Raising mortgage funding with a flying freehold
Mortgage lenders are risk averse by their very nature and as a consequence you may find it difficult to obtain funding using a flying freehold as security. Even though we have already discussed a number of legal options to “protect” parties involved in flying freeholds there is one major issue to consider. In the event that the holder of a flying freehold needed to carry out work on a part of their property they may need to encroach on their neighbours land. This might involve access to carry out repairs, ferry through materials or indeed the erection of scaffolding for complicated work. What happens if the neighbour refuses access?

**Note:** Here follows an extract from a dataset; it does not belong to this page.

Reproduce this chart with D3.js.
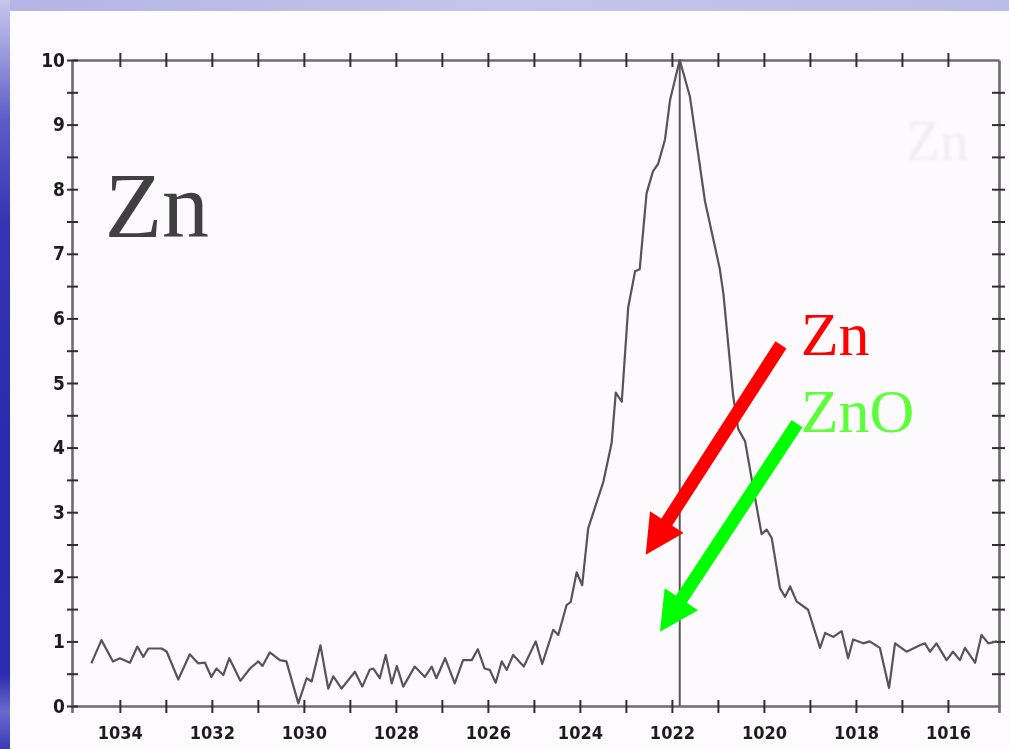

Unfortunately, unless there is a covenant/legal arrangement in place they are well within their rights to refuse entry onto their land. In effect, encroaching onto the property in any shape or form, without permission, is legally classed as trespass. Obviously, there are many different actions which can be taken regarding trespass and there could be significant financial penalties.

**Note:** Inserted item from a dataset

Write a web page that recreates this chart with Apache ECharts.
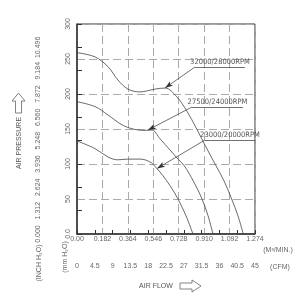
<!DOCTYPE html>
<html><head><meta charset="utf-8">
<script src="https://cdn.jsdelivr.net/npm/echarts@6/dist/echarts.min.js"></script>
<style>html,body{margin:0;padding:0;background:#fff}#c{width:300px;height:300px}</style>
</head><body><div id="c"></div>
<script>
// Flow in m3/min, pressure in mmH2O-scale (0..300)
const flow32000 = [0,0.129,0.222,0.293,0.365,0.451,0.558,0.630,0.714,0.785,0.857,0.916,0.988,1.052,1.107,1.152,1.190];
const pres32000 = [259,253,239,220,207,203,207,208.5,196,176,150,127,100,76,50,26,0];
const flow27500 = [0,0.129,0.222,0.322,0.401,0.487,0.537,0.594,0.666,0.723,0.766,0.837,0.895,0.938,0.973];
const pres27500 = [189,182,170,156,150,148,148.5,136,120,107,98,74,50,26,0];
const flow23000 = [0,0.129,0.222,0.293,0.365,0.451,0.522,0.570,0.616,0.666,0.723,0.780,0.830];
const pres23000 = [133,122,110,106,107,107,103,94,83,69,50,26,0];
const seriesNames = ['32000/28000RPM','27500/24000RPM','23000/20000RPM'];
// annotation anchors: [textStartFlow, textEndFlow, textPres, tipFlow, tipPres]
const notes = [
  [0.845,1.202,238.6,0.630,208.6],
  [0.823,1.188,181.4,0.508,148.6],
  [0.916,1.274,134.3,0.573,93.6]
];
const flowMax = 1.274, flowStep = 0.182;
const presMax = 300, presStep = 50;
const inchStep = 1.312;
const cfmMax = 45, cfmStep = 4.5;

const zip = (a,b) => a.map((v,i)=>[v,b[i]]);
const curves = [zip(flow32000,pres32000), zip(flow27500,pres27500), zip(flow23000,pres23000)];

const lblFont = {fontFamily:'Liberation Sans, Arial, sans-serif', fontSize:7, color:'#666'};
const noteFont = "'Liberation Sans Narrow','DejaVu Sans Condensed',sans-serif";

const chart = echarts.init(document.getElementById('c'), null, {renderer:'canvas'});
chart.setOption({
  animation:false,
  grid:{left:77,right:45,top:24,bottom:66,show:true,borderColor:'#333',borderWidth:1,backgroundColor:'transparent'},
  xAxis:[{
    type:'value',min:0,max:flowMax,interval:flowStep,
    axisLine:{show:false},axisTick:{show:false},
    splitLine:{show:true,lineStyle:{color:'#aaa',type:[8,4],width:1}},
    axisLabel:Object.assign({margin:2,showMaxLabel:true,formatter:v=>v===0?'0.00':v.toFixed(3)},lblFont)
  },{
    type:'value',min:0,max:cfmMax,interval:cfmStep,position:'bottom',offset:24,
    axisLine:{show:true,lineStyle:{color:'#333',width:1.5}},
    axisTick:{show:true,inside:true,length:4,lineStyle:{color:'#333'}},
    splitLine:{show:false},
    axisLabel:Object.assign({margin:5},lblFont)
  }],
  yAxis:[{
    type:'value',min:0,max:presMax,interval:presStep,
    axisLine:{show:false},axisTick:{show:false},
    splitLine:{show:true,lineStyle:{color:'#aaa',type:[8,4],width:1}},
    axisLabel:Object.assign({margin:5,rotate:90,formatter:v=>v===0?'0.0':String(v)},lblFont)
  },{
    type:'value',min:0,max:presMax/25.4,interval:inchStep,position:'left',offset:25,
    axisLine:{show:true,lineStyle:{color:'#333',width:1.5}},
    axisTick:{show:true,inside:true,length:5,lineStyle:{color:'#333'}},
    splitLine:{show:false},
    axisLabel:Object.assign({margin:10,rotate:90,formatter:v=>v>10.6?'':v.toFixed(3)},lblFont)
  }],
  series:curves.map((d,i)=>({
    type:'line',name:seriesNames[i],data:d,smooth:0.35,showSymbol:false,
    xAxisIndex:0,yAxisIndex:0,
    lineStyle:{color:'#444',width:0.8},
    markLine:{
      silent:true,symbol:['none','arrow'],symbolSize:[1,8],
      lineStyle:{color:'#333',width:0.7,type:'solid'},
      label:{show:false},
      data:[
        [{coord:[notes[i][0],notes[i][2]],symbol:'none',
          label:{show:true,position:'insideMiddleTop',distance:1,formatter:seriesNames[i],
                 fontFamily:noteFont,fontSize:7.5,color:'#555'}},
         {coord:[notes[i][1],notes[i][2]],symbol:'none'}],
        [{coord:[notes[i][0],notes[i][2]],symbol:'none'},
         {coord:[notes[i][3],notes[i][4]],symbol:'arrow',symbolSize:[4,8],itemStyle:{color:'#111'}}]
      ]
    }
  })),
  graphic:[
    {type:'text',x:278,y:250,style:{text:'(M³/MIN.)',align:'center',verticalAlign:'middle',fill:'#666',font:'7px Liberation Sans, Arial, sans-serif'}},
    {type:'text',x:280,y:267,style:{text:'(CFM)',align:'center',verticalAlign:'middle',fill:'#666',font:'7px Liberation Sans, Arial, sans-serif'}},
    {type:'text',x:156,y:286,style:{text:'AIR FLOW',align:'center',verticalAlign:'middle',fill:'#555',font:'7px Liberation Sans, Arial, sans-serif'}},
    {type:'polygon',shape:{points:[[180,283],[192,283],[192,280],[201,286],[192,292],[192,289],[180,289]]},style:{fill:'#fff',stroke:'#666',lineWidth:0.8}},
    {type:'text',x:19,y:143,rotation:Math.PI/2,style:{text:'AIR PRESSURE',align:'center',verticalAlign:'middle',fill:'#555',font:'7px Liberation Sans, Arial, sans-serif'}},
    {type:'polygon',shape:{points:[[18.5,93],[25,101],[21.5,101],[21.5,113],[15.5,113],[15.5,101],[12,101]]},style:{fill:'#fff',stroke:'#666',lineWidth:0.8}},
    {type:'text',x:39,y:263,rotation:Math.PI/2,style:{text:'(INCH H₂O)',align:'center',verticalAlign:'middle',fill:'#666',font:'7px Liberation Sans, Arial, sans-serif'}},
    {type:'text',x:65,y:257,rotation:Math.PI/2,style:{text:'(mm H₂O)',align:'center',verticalAlign:'middle',fill:'#666',font:'7px Liberation Sans, Arial, sans-serif'}}
  ]
});
</script></body></html>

While it would be wrong to suggest that all mortgage lenders will dismiss applications involving flying freeholds, this tends to be a specialist area of the market. The problem revolves around using the freehold of a property as security on a mortgage. If this involves a flying freehold there may be issues with this value going forward if it was difficult to maintain its upkeep or there were any legal issues with the neighbour. The alternative would be the use of additional assets as security against the mortgage which would likely result in a more traditional funding agreement.

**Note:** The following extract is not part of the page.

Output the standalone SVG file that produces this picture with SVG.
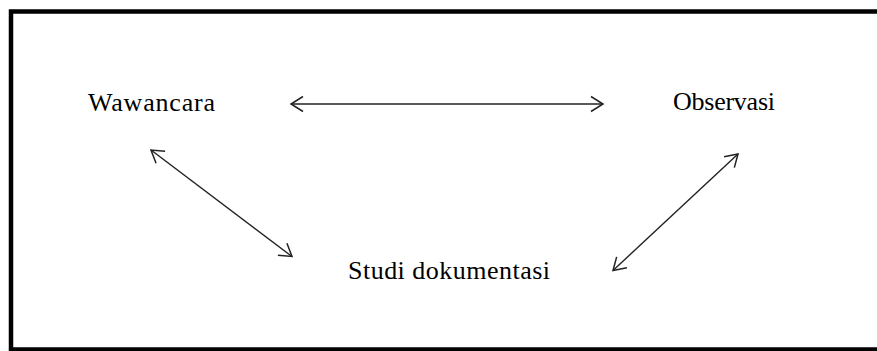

The best way to think of a flying freehold and its perceived value is the potential for this value to change. If a flying freehold was above example a neighbour’s bathroom and the bathroom fell into disrepair, impacting the structural integrity of the flying freehold this would obviously impact the value of the property/freehold. If there is the potential for any dispute over the value of the freehold, used to secure a mortgage, this would immediately ring alarm bells with mortgage lenders.
Flying freeholds are an English issue relating to laws introduced and amended literally hundreds of years ago. While there are ways and means around flying freeholds, including covenants between neighbours, there would be additional costs to incur. As we touched on above, negative covenants remain unbroken even if the ownership of the properties changes. Positive covenant, such as those required to address flying freeholds need to be agreed between property owners. So, as soon as one of the properties is sold the old legal covenant comes to an end and a new one is required. If both parties were unable to agree the terms of a new covenant there is no legal obligation to have one in place. The consequences could be huge!
When it comes to flying freeholds it is essential that you take legal advice every step of the way. While there are ways and means around potential mortgage lending restrictions it is advisable to approach such issues with your eyes wide open. It is also worth noting that if you were to sell the property in the future then a potential buyer may also have problems raising funds.
Not all mortgage lenders will accommodate lending for flying freeholds and you may need to seek the services of specialist lenders. In a perfect world you would avoid flying freeholds like the plague but unfortunately we don’t live in a perfect world.